In Geoff Collins’ second season as coach, the expectations for Temple University’s football team have been raised after last season’s first bowl win since 2011.
Collins’ Owls finished 6-6 in the 2017-18 regular season after going through rough patches in the first half of the schedule. Still, the Owls defeated Florida International University in the Bad Boy Mowers Gasparilla Bowl, winning handily, 28-3.
The Owls were expected by those in college football to improve this season and compete with the likes of Central Florida and South Florida for the top spot in the American Athletic Conference’s East Division.
In Saturday’s 19-17 loss to Villanova at Lincoln Financial Field, Temple showed it is still far away from making that jump.
Temple lost to an inferior opponent. Villanova is one of the top Football Championship Subdivision schools, but it came to Philadelphia as 15.5-point underdogs and still left victorious.
The Owls did not take Villanova for granted. They took themselves for granted. Blown opportunities, including a missed 29-yard field goal, throws at the feet of wide receivers, poor clock management and the inability to get the defense off the field, showed that a season where the Owls were presumed to have a higher level of play has quickly turned into one where no win is guaranteed.
Six games remain on the Owls’ schedule against teams that were bowl eligible in 2017. Plus, they have a Week 3 showdown against the University of Maryland on the horizon. Maryland upset nationally ranked University of Texas in its first game of the season on Saturday.
Even Temple’s matchup later this month against Tulsa, which finished 2-10 last season, may not be a foregone conclusion. Certain games on Temple’s schedule could have been viewed as potential wins, but after a loss to an FCS school, the Owls no longer have that luxury.
Temple struggled to get anything going offensively. Senior running back Ryquell Armstead ran 14 times for 31 yards. The run game failed to set up the passing attack for graduate student Frank Nutile, who was limited to short passes instead of testing his arm down the field.

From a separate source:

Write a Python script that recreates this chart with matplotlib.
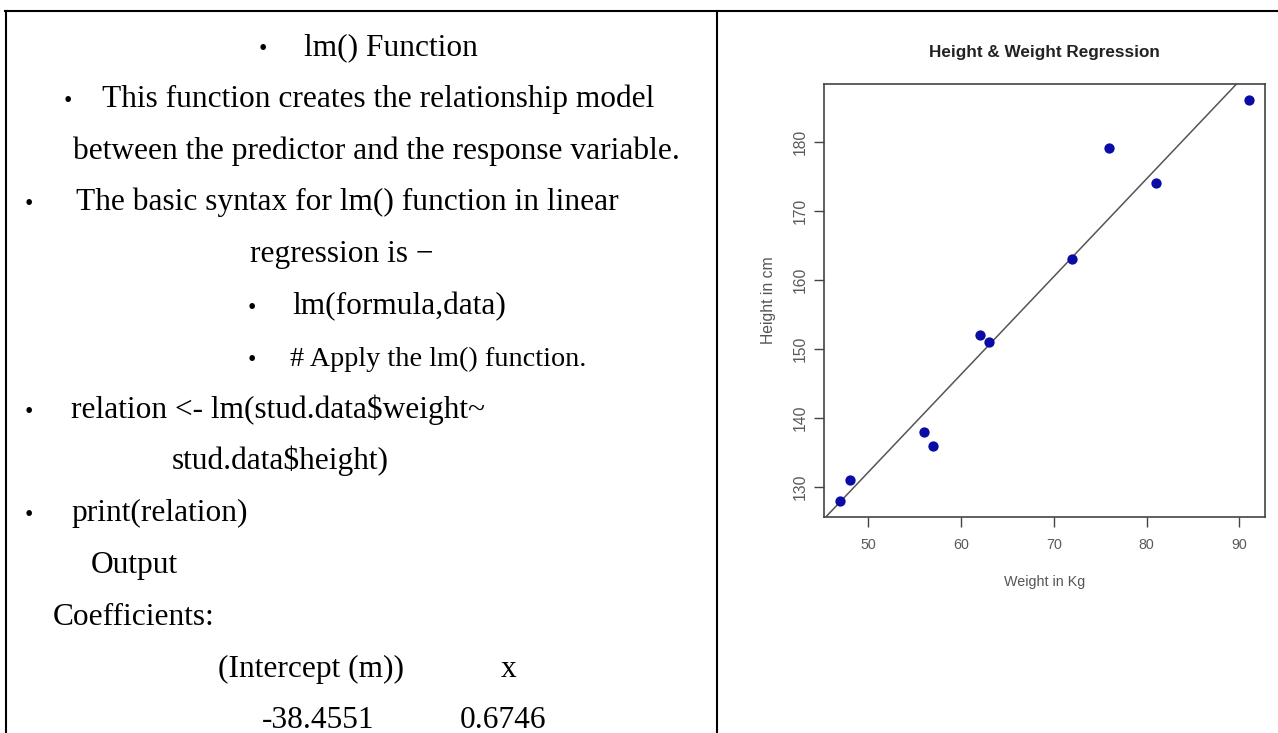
import matplotlib
matplotlib.use("Agg")
import matplotlib.pyplot as plt
import numpy as np
from matplotlib.lines import Line2D

# student data from the lm() example
weight = [63, 81, 56, 91, 47, 57, 76, 72, 62, 48]
height = [151, 174, 138, 186, 128, 136, 179, 163, 152, 131]
x_ticks = [50, 60, 70, 80, 90]
y_ticks = [130, 140, 150, 160, 170, 180]

# left column: (bullet centre x, text x, text, size factor) in px
lines = [
    (263, 304, "lm() Function", 1.0),
    (68, 102, "This function creates the relationship model", 1.0),
    (None, 73, "between the predictor and the response variable.", 1.0),
    (29, 76, "The basic syntax for lm() function in linear", 1.0),
    (None, 250, "regression is \u2212", 1.0),
    (252, 292, "lm(formula,data)", 1.0),
    (252, 290, "# Apply the lm() function.", 0.9),
    (29, 71, "relation <- lm(stud.data$weight~", 1.0),
    (None, 172, "stud.data$height)", 1.0),
    (29, 71, "print(relation)", 1.0),
    (None, 91, "Output", 1.0),
    (None, 53, "Coefficients:", 1.0),
]
coef_names = ["(Intercept (m))", "x"]
coef_values = ["-38.4551", "0.6746"]

W, H = 1278, 733
fig = plt.figure(figsize=(W / 100, H / 100), dpi=100)
fig.patch.set_facecolor("white")


def px(x, y):
    return x / W, 1 - y / H


# table borders
for xs, ys in [((5, 1278), (11, 11)), ((6, 6), (11, 733)), ((717, 717), (11, 733))]:
    fig.add_artist(Line2D([xs[0] / W, xs[1] / W], [1 - ys[0] / H, 1 - ys[1] / H],
                          color="black", lw=1.5, transform=fig.transFigure))

serif = "Liberation Serif"
fs = 22.6
y0, dy, off = 45, 51.8, 10
for i, (bx, tx, txt, k) in enumerate(lines):
    yb = y0 + dy * i + off
    if bx is not None:
        fig.text(*px(bx, yb), "\u2022", family=serif, fontsize=fs * 0.75,
                 va="baseline", ha="center")
    fig.text(*px(tx, yb), txt, family=serif, fontsize=fs * k, va="baseline")

yb = y0 + dy * 12 + off
fig.text(*px(218, yb), coef_names[0], family=serif, fontsize=fs, va="baseline")
fig.text(*px(501, yb), coef_names[1], family=serif, fontsize=fs, va="baseline")
yb = y0 + dy * 13 + off
fig.text(*px(262, yb), coef_values[0], family=serif, fontsize=fs, va="baseline")
fig.text(*px(460, yb), coef_values[1], family=serif, fontsize=fs, va="baseline")

# R style scatter plot with regression line
ax = fig.add_axes([824 / W, 1 - 517 / H, (1265 - 824) / W, (517 - 84) / H])
sans = "Liberation Sans"
ax.scatter(weight, height, s=55, color="#0b0ba6", zorder=3, linewidths=0)

m, b = np.polyfit(weight, height, 1)
xr = (min(weight) - 0.04 * (max(weight) - min(weight)),
      max(weight) + 0.04 * (max(weight) - min(weight)))
yr = (min(height) - 0.04 * (max(height) - min(height)),
      max(height) + 0.04 * (max(height) - min(height)))
ax.axline((0, b), slope=m, color="#555555", lw=1.1, zorder=2)
ax.set_xlim(xr)
ax.set_ylim(yr)

ax.set_xticks(x_ticks)
ax.set_yticks(y_ticks)
ax.set_xticklabels([str(t) for t in x_ticks], family=sans, fontsize=10.3, color="#5a5a5a")
ax.set_yticklabels([str(t) for t in y_ticks], family=sans, fontsize=11.3, color="#5a5a5a",
                   rotation=90, va="center")
ax.tick_params(axis="x", length=7, width=1.0, color="#444444", pad=8)
ax.tick_params(axis="y", length=7, width=1.0, color="#444444", pad=5)
for sp in ax.spines.values():
    sp.set_color("#444444")
    sp.set_linewidth(1.2)

fig.text(1044.5 / W, 1 - 53 / H, "Height & Weight Regression", family=sans,
         fontsize=12.3, fontweight="bold", color="#222222", ha="center", va="center")
fig.text(1044.5 / W, 1 - 582 / H, "Weight in Kg", family=sans, fontsize=10.3,
         color="#555555", ha="center", va="center")
fig.text(768 / W, 1 - 300.5 / H, "Height in cm", family=sans, fontsize=11.3,
         color="#555555", ha="center", va="center", rotation=90)

fig.savefig("out.png", dpi=100)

“A big part of it was myself, just missing the throws in the short game for sure,” Nutile said. “If I make those throws, we might extend a little bit more drives and the third-and-longs and everything like that. …Last year we were one of the best teams on third-and-short in the country.
If opposing teams can take away the run and deep passing game from Temple, its offense is one-dimensional and will not be able to score many points. On Saturday, offensive drives led to 10 points, while the Owls’ other seven points came from a blocked field goal returned 74 yards for a touchdown by redshirt sophomore Kimere Brown.
“A bunch of guys are hurting and upset obviously after nine months of really hard work,” Collins said. “And as the head football coach, I did not get it done today and I’m hurting for those guys in there, hurting for our program. [Villanova] played a great game and beat us on the opening weekend of college football.”
The Owls worked day in and day out for nine months to be contenders, but for the third season in a row, they failed to win their season opener.
In 2016, under Matt Rhule, Temple lost, 28-13, to Army in its season opener. In Collins’ first game last year, the Owls dropped the season opener, 49-16, to the University of Notre Dame.
Temple does not need to make a four-win jump, like it did from 2013 to 2014 to be bowl eligible. It’s perfectly OK for the Owls to stay the course of finding their rhythm under Collins. Saturday may have been a wake-up call to let this team know that its chance to be at the top of The American isn’t here yet.
CORRECTION: An earlier version of this article stated Temple’s last bowl game was in 2011. It has been updated to reflect Temple’s last bowl win was in 2011.